CFTC requests 33% increase in funding for 2013
The US Commodity Futures Trading Commission (CFTC) has requested $308m in funding for the 2013 financial year in the US federal budget – a 33% increase on the $205.3m it received for 2012.
The agency argues it needs extra funding to meet its Dodd-Frank Act responsibilities for supervision of the over-the-counter derivatives market.
Funding at the agency has almost doubled from a pre-crisis annual budget of $111 million in 2008, but the 2012 uplift was just $3 million.
CFTC commissioners have consistently complained that while the body’s jurisdiction has been massively expanded since the passage of Dodd-Frank in July 2010, it has not received the extra resources it needs. Staffing is the key concern – and the CFTC signalled it hopes to boost employee numbers (or full-time equivalents, in the agency’s jargon) in yesterday’s funding request.
“In 2013, the commission’s focus will shift to full implementation of the swaps market regulation.
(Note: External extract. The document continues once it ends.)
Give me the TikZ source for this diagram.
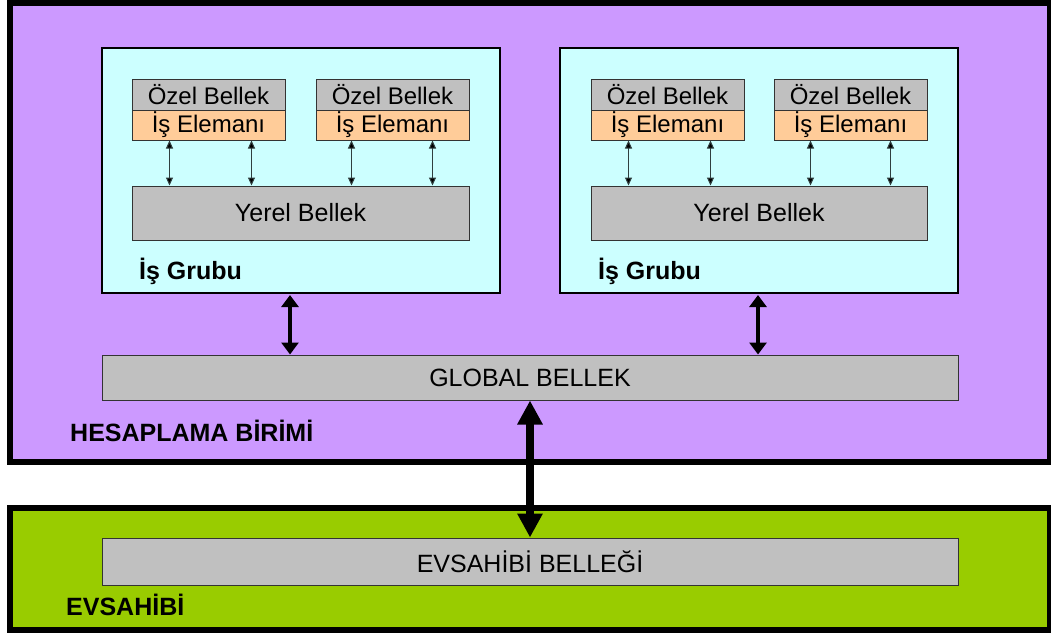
\documentclass[tikz,border=0pt]{standalone}
\usepackage{fontspec}
\setmainfont{Liberation Sans}
\usetikzlibrary{arrows.meta,calc}
\definecolor{purp}{HTML}{CC99FF}
\definecolor{cyanbg}{HTML}{CCFFFF}
\definecolor{greenbg}{HTML}{99CC00}
\definecolor{grayb}{HTML}{C0C0C0}
\definecolor{orangeb}{HTML}{FFCC99}
\definecolor{edgegray}{HTML}{333333}
\definecolor{arrowgray}{HTML}{2F3F3F}
\tikzset{
  outerbox/.style={draw=black,line width=6pt},
  groupbox/.style={draw=black,fill=cyanbg,line width=2pt,inner sep=0pt},
  membox/.style={draw=edgegray,fill=grayb,line width=1pt,inner sep=0pt,font=\fontsize{25}{30}\selectfont},
  smallbox/.style={draw=edgegray,line width=1pt,inner sep=0pt,minimum width=153pt,font=\fontsize{24}{28}\selectfont},
  boldlabel/.style={anchor=base west,inner sep=0pt,font=\bfseries\fontsize{25}{30}\selectfont},
  smallarrow/.style={draw=arrowgray,line width=1pt,{Triangle[length=8pt,width=7pt,fill=black]}-{Triangle[length=8pt,width=7pt,fill=black]}},
  midarrow/.style={line width=3.5pt,{Triangle[length=12pt,width=17pt]}-{Triangle[length=12pt,width=17pt]}},
  bigarrow/.style={line width=8pt,{Triangle[length=24pt,width=24pt]}-{Triangle[length=24pt,width=24pt]}}
}
\begin{document}
\begin{tikzpicture}[x=1pt,y=-1pt]
\useasboundingbox (0,0) rectangle (1051,635);
% outer boxes
\draw[outerbox,fill=purp] (10,3) rectangle (1050,462);
\draw[outerbox,fill=greenbg] (10,508) rectangle (1050,630);
% work groups
\node[groupbox,minimum width=398pt,minimum height=245pt] (g1) at (301,170.5) {};
\node[groupbox,minimum width=398pt,minimum height=245pt] (g2) at (759,170.5) {};
% private memories and work items, group 1
\node[smallbox,fill=grayb,minimum height=31pt] (oz1) at (208.5,94.5) {Özel Bellek};
\node[smallbox,fill=orangeb,minimum height=30pt] (is1) at (208.5,125) {İş Elemanı};
\node[smallbox,fill=grayb,minimum height=31pt] (oz2) at (392.5,94.5) {Özel Bellek};
\node[smallbox,fill=orangeb,minimum height=30pt] (is2) at (392.5,125) {İş Elemanı};
\node[membox,minimum width=337pt,minimum height=54pt] (y1) at (300.5,213) {Yerel Bellek};
% group 2
\node[smallbox,fill=grayb,minimum height=31pt] (oz3) at (667.5,94.5) {Özel Bellek};
\node[smallbox,fill=orangeb,minimum height=30pt] (is3) at (667.5,125) {İş Elemanı};
\node[smallbox,fill=grayb,minimum height=31pt] (oz4) at (850.5,94.5) {Özel Bellek};
\node[smallbox,fill=orangeb,minimum height=30pt] (is4) at (850.5,125) {İş Elemanı};
\node[membox,minimum width=336pt,minimum height=54pt] (y2) at (759,213) {Yerel Bellek};
% global and host memory
\node[membox,minimum width=856pt,minimum height=45pt] (glob) at (530,377.5) {GLOBAL BELLEK};
\node[membox,minimum width=856pt,minimum height=47pt] (host) at (530,561.5) {EVSAHİBİ BELLEĞİ};
% labels
\node[boldlabel] (l1) at (139,279) {İş Grubu};
\node[boldlabel] (l2) at (598,279) {İş Grubu};
\node[boldlabel] (l3) at (70,441) {HESAPLAMA BİRİMİ};
\node[boldlabel] (l4) at (66,615) {EVSAHİBİ};
% small arrows
\coordinate (a1) at ($(is1.south west)+(38,0)$);
\coordinate (a2) at ($(is1.south west)+(120,0)$);
\coordinate (a3) at ($(is2.south west)+(36,0)$);
\coordinate (a4) at ($(is2.south west)+(117,0)$);
\coordinate (a5) at ($(is3.south west)+(38,0)$);
\coordinate (a6) at ($(is3.south west)+(120,0)$);
\coordinate (a7) at ($(is4.south west)+(37,0)$);
\coordinate (a8) at ($(is4.south west)+(117,0)$);
\draw[smallarrow] (a1) -- (a1 |- y1.north);
\draw[smallarrow] (a2) -- (a2 |- y1.north);
\draw[smallarrow] (a3) -- (a3 |- y1.north);
\draw[smallarrow] (a4) -- (a4 |- y1.north);
\draw[smallarrow] (a5) -- (a5 |- y2.north);
\draw[smallarrow] (a6) -- (a6 |- y2.north);
\draw[smallarrow] (a7) -- (a7 |- y2.north);
\draw[smallarrow] (a8) -- (a8 |- y2.north);
% thick arrows
\coordinate (b1) at ($(g1.south west)+(189,1)$);
\coordinate (b2) at ($(g2.south west)+(199,1)$);
\draw[midarrow] (b1) -- (b1 |- glob.north);
\draw[midarrow] (b2) -- (b2 |- glob.north);
\draw[bigarrow] (glob.south) -- (host.north);
\end{tikzpicture}
\end{document}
To that end, the commission proposes an increase of $103 million and 296 full-time equivalents (FTEs) in 2013 over the 2013 enacted level for a total request of $308 million and 1,015 FTEs,” the budget estimate reads.
The budget was swiftly criticised by the CFTC’s two Republican-appointed commissioners, who maintained the agency should focus on upgrading technology, rather than hiring extra staff.
“This budget request, like several requests before it, makes an unsubstantiated case for a massive expansion in staffing that is both unrealistic and unsustainable in this deficit environment. The commission consistently fails to recognise that in the face of its broad new statutory authority to oversee and monitor both the futures and derivatives markets, it cannot afford to continue to push off the key development and deployment of high-tech automated surveillance tools, real-time trade-monitoring systems, integrated trade-data capture and analysis tools and new risk analytics,” warned commissioner Scott O’Malia.